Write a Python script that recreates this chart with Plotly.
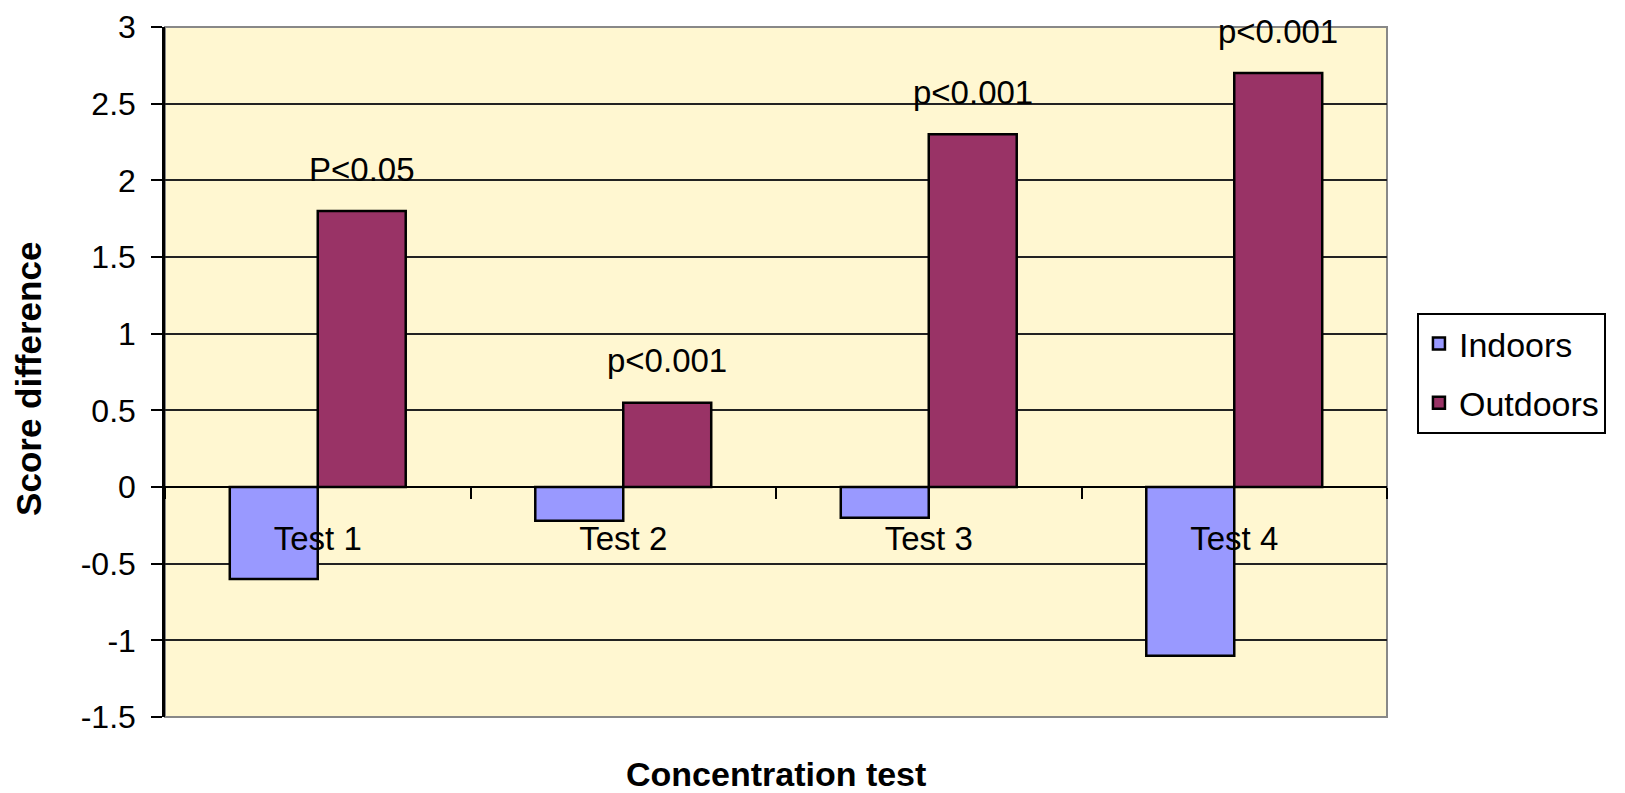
import plotly.graph_objects as go

categories = ["Test 1", "Test 2", "Test 3", "Test 4"]
indoors = [-0.6, -0.22, -0.2, -1.1]
outdoors = [1.8, 0.55, 2.3, 2.7]
p_labels = ["P<0.05", "p<0.001", "p<0.001", "p<0.001"]
y_ticks = [-1.5, -1, -0.5, 0, 0.5, 1, 1.5, 2, 2.5, 3]
y_ticktext = ["-1.5", "-1", "-0.5", "0", "0.5", "1", "1.5", "2", "2.5", "3"]

FONT = "Liberation Sans, Arial, sans-serif"

fig = go.Figure()
fig.add_trace(go.Bar(
    x=categories, y=indoors, name="Indoors",
    marker=dict(color="#9999FF", line=dict(color="black", width=2.5)),
    legendgroup="a",
))
fig.add_trace(go.Bar(
    x=categories, y=outdoors, name="Outdoors",
    marker=dict(color="#993366", line=dict(color="black", width=2.5)),
    legendgroup="b",
))

for cat, val, lab in zip(categories, outdoors, p_labels):
    fig.add_annotation(x=cat, y=val, text=lab, showarrow=False,
                       xshift=44, yshift=42,
                       font=dict(family=FONT, size=33, color="black"))

fig.add_annotation(xref="paper", yref="paper", x=0.5, y=-0.083,
                   xanchor="center", yanchor="middle",
                   text="<b>Concentration test</b>", showarrow=False,
                   font=dict(family=FONT, size=34, color="black"))
fig.add_annotation(xref="paper", yref="paper", x=-0.1113, y=0.49,
                   xanchor="center", yanchor="middle",
                   text="<b>Score difference</b>", showarrow=False, textangle=-90,
                   font=dict(family=FONT, size=35, color="black"))

# plot area border
fig.add_shape(type="rect", xref="x domain", yref="y domain", x0=0, x1=1, y0=0, y1=1,
              line=dict(color="#888888", width=2), fillcolor="rgba(0,0,0,0)", layer="below")

fig.update_layout(
    width=1625, height=793,
    margin=dict(l=165, r=238, t=27, b=76, autoexpand=False),
    paper_bgcolor="white",
    plot_bgcolor="#FFF7D1",
    barmode="group",
    bargap=0.424,
    bargroupgap=0,
    showlegend=True,
    legend=dict(
        x=1.0245, y=0.5855, xanchor="left", yanchor="top",
        bgcolor="white", bordercolor="black", borderwidth=2,
        font=dict(family=FONT, size=34, color="black"),
        traceorder="grouped", tracegroupgap=12,
        itemwidth=30,
    ),
    font=dict(family=FONT, color="black"),
    xaxis=dict(
        type="category",
        anchor="free", position=1/3,
        showline=True, linecolor="black", linewidth=2,
        ticks="outside", tickson="boundaries", ticklen=11, tickwidth=2, tickcolor="black",
        tickfont=dict(family=FONT, size=33, color="black"),
        ticklabelstandoff=22,
        showgrid=False, zeroline=False,
    ),
    yaxis=dict(
        range=[-1.5, 3],
        tickvals=y_ticks, ticktext=y_ticktext,
        showline=True, linecolor="black", linewidth=2.5,
        ticks="outside", ticklen=11, tickwidth=2, tickcolor="black",
        tickfont=dict(family=FONT, size=32, color="black"),
        ticklabelstandoff=9,
        showgrid=True, gridcolor="#222222", gridwidth=2,
        zeroline=True, zerolinecolor="black", zerolinewidth=2,
    ),
)

fig.write_html("out.html")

### Directive
Make an exact copy of all the material, but keep the pictures out of it.

### The response
Write a Python script that recreates this chart with Plotly.
import plotly.graph_objects as go

categories = ["Test 1", "Test 2", "Test 3", "Test 4"]
indoors = [-0.6, -0.22, -0.2, -1.1]
outdoors = [1.8, 0.55, 2.3, 2.7]
p_labels = ["P<0.05", "p<0.001", "p<0.001", "p<0.001"]
y_ticks = [-1.5, -1, -0.5, 0, 0.5, 1, 1.5, 2, 2.5, 3]
y_ticktext = ["-1.5", "-1", "-0.5", "0", "0.5", "1", "1.5", "2", "2.5", "3"]

FONT = "Liberation Sans, Arial, sans-serif"

fig = go.Figure()
fig.add_trace(go.Bar(
    x=categories, y=indoors, name="Indoors",
    marker=dict(color="#9999FF", line=dict(color="black", width=2.5)),
    legendgroup="a",
))
fig.add_trace(go.Bar(
    x=categories, y=outdoors, name="Outdoors",
    marker=dict(color="#993366", line=dict(color="black", width=2.5)),
    legendgroup="b",
))

for cat, val, lab in zip(categories, outdoors, p_labels):
    fig.add_annotation(x=cat, y=val, text=lab, showarrow=False,
                       xshift=44, yshift=42,
                       font=dict(family=FONT, size=33, color="black"))

fig.add_annotation(xref="paper", yref="paper", x=0.5, y=-0.083,
                   xanchor="center", yanchor="middle",
                   text="<b>Concentration test</b>", showarrow=False,
                   font=dict(family=FONT, size=34, color="black"))
fig.add_annotation(xref="paper", yref="paper", x=-0.1113, y=0.49,
                   xanchor="center", yanchor="middle",
                   text="<b>Score difference</b>", showarrow=False, textangle=-90,
                   font=dict(family=FONT, size=35, color="black"))

# plot area border
fig.add_shape(type="rect", xref="x domain", yref="y domain", x0=0, x1=1, y0=0, y1=1,
              line=dict(color="#888888", width=2), fillcolor="rgba(0,0,0,0)", layer="below")

fig.update_layout(
    width=1625, height=793,
    margin=dict(l=165, r=238, t=27, b=76, autoexpand=False),
    paper_bgcolor="white",
    plot_bgcolor="#FFF7D1",
    barmode="group",
    bargap=0.424,
    bargroupgap=0,
    showlegend=True,
    legend=dict(
        x=1.0245, y=0.5855, xanchor="left", yanchor="top",
        bgcolor="white", bordercolor="black", borderwidth=2,
        font=dict(family=FONT, size=34, color="black"),
        traceorder="grouped", tracegroupgap=12,
        itemwidth=30,
    ),
    font=dict(family=FONT, color="black"),
    xaxis=dict(
        type="category",
        anchor="free", position=1/3,
        showline=True, linecolor="black", linewidth=2,
        ticks="outside", tickson="boundaries", ticklen=11, tickwidth=2, tickcolor="black",
        tickfont=dict(family=FONT, size=33, color="black"),
        ticklabelstandoff=22,
        showgrid=False, zeroline=False,
    ),
    yaxis=dict(
        range=[-1.5, 3],
        tickvals=y_ticks, ticktext=y_ticktext,
        showline=True, linecolor="black", linewidth=2.5,
        ticks="outside", ticklen=11, tickwidth=2, tickcolor="black",
        tickfont=dict(family=FONT, size=32, color="black"),
        ticklabelstandoff=9,
        showgrid=True, gridcolor="#222222", gridwidth=2,
        zeroline=True, zerolinecolor="black", zerolinewidth=2,
    ),
)

fig.write_html("out.html")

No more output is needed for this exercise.